Manchu name
- Manchu script: ᡶᡳᠶᠠᠩᡤᡡ
- Möllendorff: fiyanggū

Chinese name
- Chinese: 费扬古

Standard Mandarin
- Hanyu Pinyin: fèi yáng gǔ

Pronunciation respelling name
- Pronunciation respelling: FEE-yahng-go

= Fiyanggū (Donggo) =

Fiyanggū (1645-1701), a member of Donggo clan assigned to the Manchu Plain White Banner, was the son of Count Third Class Ešo and younger brother of Empress Xiaoxian Duanjing. He inherited his title at the age of fourteen and became prominence as a Qing military commander during the reign of the Kangxi Emperor.

==Biography==
During the Revolt of the Three Feudatories, Fiyanggū participated the campaigns in Jiangxi and Hunan, defeating the forces of Wu Sangui and his generals.

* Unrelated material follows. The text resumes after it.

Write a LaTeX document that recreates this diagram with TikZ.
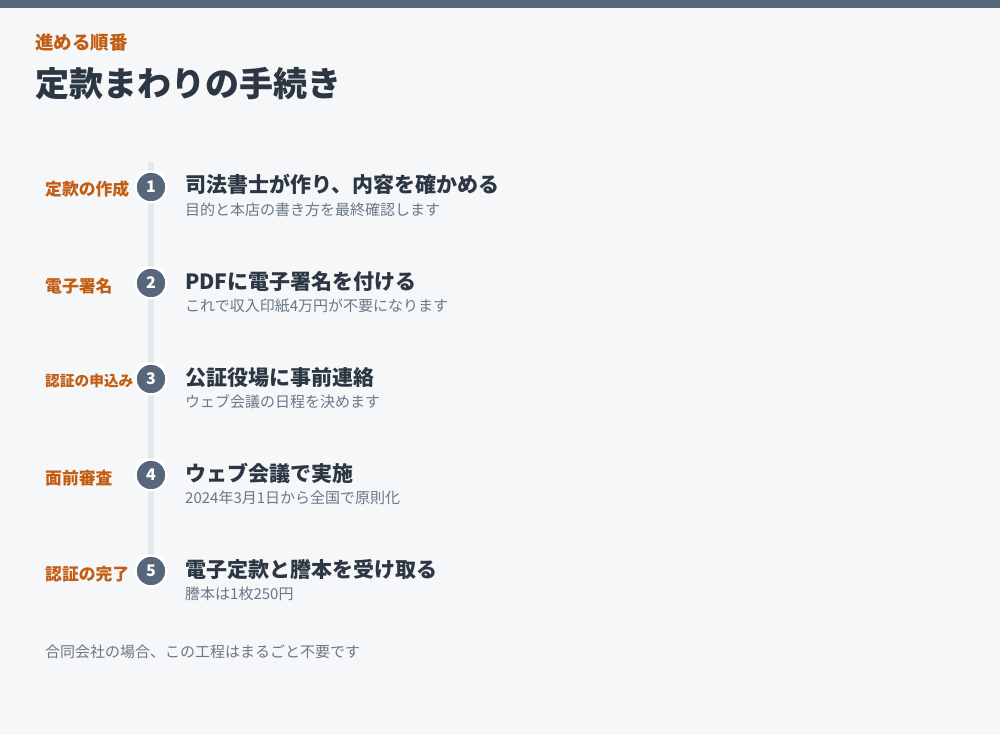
\documentclass[tikz,border=0pt]{standalone}
\usepackage{fontspec}
\setmainfont{Noto Sans CJK JP}
\usetikzlibrary{positioning}
\definecolor{bgpaper}{HTML}{F5F7F9}
\definecolor{barslate}{HTML}{56677C}
\definecolor{inkdark}{HTML}{2C3743}
\definecolor{inkgray}{HTML}{6B7787}
\definecolor{accorange}{HTML}{C25D12}
\definecolor{railgray}{HTML}{E4E9EE}
\tikzset{
    stepdot/.style = {circle, line width=2.5pt, draw=white, fill=barslate, minimum size=31pt, inner sep=0pt, font=\bfseries\fontsize{16}{16}\selectfont, text=white},
    steptag/.style = {anchor=base west, inner sep=0pt, font=\bfseries\fontsize{16.8}{16.8}\selectfont, text=accorange},
    steptagsm/.style = {anchor=base west, inner sep=0pt, font=\bfseries\fontsize{14.7}{14.7}\selectfont, text=accorange},
    stephead/.style = {anchor=base west, inner sep=0pt, font=\bfseries\fontsize{21}{21}\selectfont, text=inkdark},
    stepnote/.style = {anchor=base west, inner sep=0pt, font=\fontsize{15}{15}\selectfont, text=inkgray},
    railn/.style = {-, line width=6pt, railgray}
}
\begin{document}
\begin{tikzpicture}[x=1pt,y=-1pt]
\fill[bgpaper] (0,0) rectangle (1000,735);
\fill[barslate] (0,0) rectangle (1000,8);
%
\node[anchor=base west, inner sep=0pt, font=\bfseries\fontsize{18.5}{18.5}\selectfont, text=accorange] at (35,50) (kicker) {進める順番};
\node[anchor=base west, inner sep=0pt, font=\bfseries\fontsize{34}{34}\selectfont, text=inkdark] at (35,97) (title) {定款まわりの手続き};
%
\coordinate (railtop) at (151,162);
\coordinate (railbot) at (151,560);
\draw[railn] (railtop) -- (railbot);
%
\node[stepdot] at (151,187) (n1) {1};
\node[stepdot] at (151,283) (n2) {2};
\node[stepdot] at (151,379) (n3) {3};
\node[stepdot] at (151,475) (n4) {4};
\node[stepdot] at (151,571) (n5) {5};
%
\node[steptag] at (45,196) (t1) {定款の作成};
\node[steptag] at (45,292) (t2) {電子署名};
\node[steptagsm] at (45,386) (t3) {認証の申込み};
\node[steptag] at (45,484) (t4) {面前審査};
\node[steptag] at (45,580) (t5) {認証の完了};
%
\node[stephead] at (185,193) (h1) {司法書士が作り、内容を確かめる};
\node[stephead] at (185,289) (h2) {PDFに電子署名を付ける};
\node[stephead] at (185,385) (h3) {公証役場に事前連絡};
\node[stephead] at (185,481) (h4) {ウェブ会議で実施};
\node[stephead] at (185,577) (h5) {電子定款と謄本を受け取る};
%
\node[stepnote] at (185,215) (s1) {目的と本店の書き方を最終確認します};
\node[stepnote] at (185,311) (s2) {これで収入印紙4万円が不要になります};
\node[stepnote] at (185,407) (s3) {ウェブ会議の日程を決めます};
\node[stepnote] at (185,503) (s4) {2024年3月1日から全国で原則化};
\node[stepnote] at (185,599) (s5) {謄本は1枚250円};
%
\node[stepnote] at (45,657) (foot) {合同会社の場合、この工程はまるごと不要です};

\path[use as bounding box] (0,0) rectangle (1000,735);
\end{tikzpicture}
\end{document}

For his achievements, he was promoted to Minister of the Imperial Guard (領侍衛內大臣) and became a member of the Imperial Deliberative Council (議政王大臣會議).

He is best known for his crucial role in the Qing wars against Dzungar's Galdan Boshugtu Khan. In 1690, he participated in the Qing victory as a subordinate of Prince Fuquan at the Battle of Ulan Butung. In 1696, he was appointed Grand General (大將軍) and commander-in-chief of Qing's western armies in the Kangxi Emperor’s three-pronged campaign against Galdan. Coordinating with the emperor’s forces, Fiyanggū pursued the Dzungars and won a decisive victory at the Battle of Jao Modo, destroying much of Galdan’s army and forcing him to flee. The Kangxi Emperor highly praised Fiyanggū’s leadership, regarding him as one of the empire’s most capable commanders. In 1697, while preparing for a final campaign, Fiyanggū was informed that Galdan had died. He subsequently returned to Beijing, was promoted to Duke First Class (一等公爵), and resumed his post as Minister of the Imperial Guard.

In 1701, while accompanying the Kangxi Emperor on an imperial tour, Fiyanggū fell ill. The emperor personally visited him, bestowed gifts, and arranged his return to the capital. However, Fiyanggū died shortly afterward and was posthumously honored with the title Xiangzhuang (襄壯, "Martial and Stalwart"). His son Centai inherited his hereditary rank.